Sup guys. Tryin to get into this blogging thing so im back wit another post. lol

today was a nice day. I got abit more interactive wit my class again...on Bern's orders (thanks berns) I had a good time wit the guys today. Played poker wit alec they all..

AND I WON 3 DOLLARS!!!

I know its not much la but for a first timer not bad wat!!! LOL

Then skipped eof...again to go costume store at bugis to rent out costumes for sat's events. Mr Dioni took us there in his nice cosy SUV so it was damn chillax. We were passing by the IR and from there we can see the entire skyline and it was beautiful...Not that i havent seen it b4 but smth abt it was cool. I remebered Disturbia by Rihanna when i saw that. Reminds me of the nighlife, Clarke Quay and nightclubs...lol. teenga fantasies sorry.

Anyways, we had a blast in the costume store...tried on like alot of stuff so tt was cool. Funny really.

IM A GORRILA PIMP! LOL! Why am i always a pimp...zzzz!

Lol. Nvm. We got the costumes then came back to sch for law test...borin...scraped past i think.

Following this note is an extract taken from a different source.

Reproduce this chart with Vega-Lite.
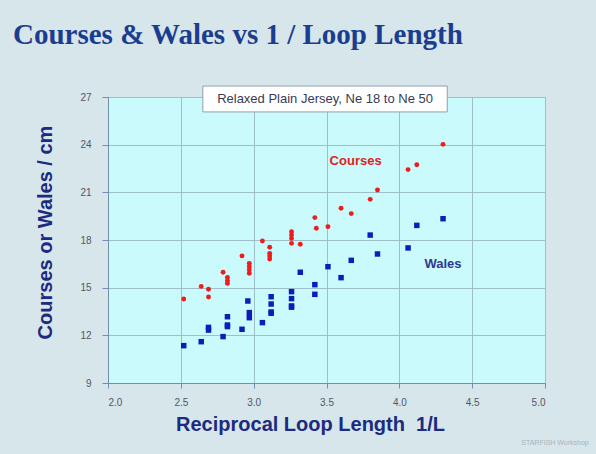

Then me n fir went to mrt to meet sheena...those two pangsei me and left...LOL. But nvm...came back home told mom and dad abt am proj and how it wld intefere wit my india trip. They didnt take it to lightly.

now dad is making some calls so we'll see...Just chillin in front of my dear lappie, listening to disturbia..LOL...crazy over this song.

nvm...ill see ya guys around though! Peace!

11/16/2008

My Return...My Rise

Im back after a long hiatus!

I tot i'd start bloggin again, seeing as how everyone is doing it too. LOL

Let me see...

Well, the musical has been going well. We are bonding very well...as a family. I love those guys; meeting them keeps my mind off things. I actually feel rejuvenated around those guys. But the problem is that Mom and Dad keep yelling at me for coming home late...but they dont understand how important this is to me.

haiz...the only thing that i feel saddend abt is that they wont be around in Singapore to see me acting...I'm dreading the day I have to say goodbye to them. I know I should spend alot oftime with them...so thats why im trying hard to stay around them for as long as i can.

Haiz...nvm...on to more merrier matters

I made a pact with berns to set up my events management comp. study to push my gpa to 3.2. to start dating.

I got other things on mi mind too.

I want at least 1 dj/mc gig a week. earn at least $200 a month so i can support myself and prove to mi parents that I am responsible.

I want to go go back to SDZ and learn dance. I want to be the best dancer in SP...I want to earn street cred and go to clubs and challenge ppl to battles. LOL. Ambitious I know!

I got so much shit on mi mind, all of them in action. Lets see where mi dreams lead me. I know i sound egoisitic...but sometimes you gotta dream big rite?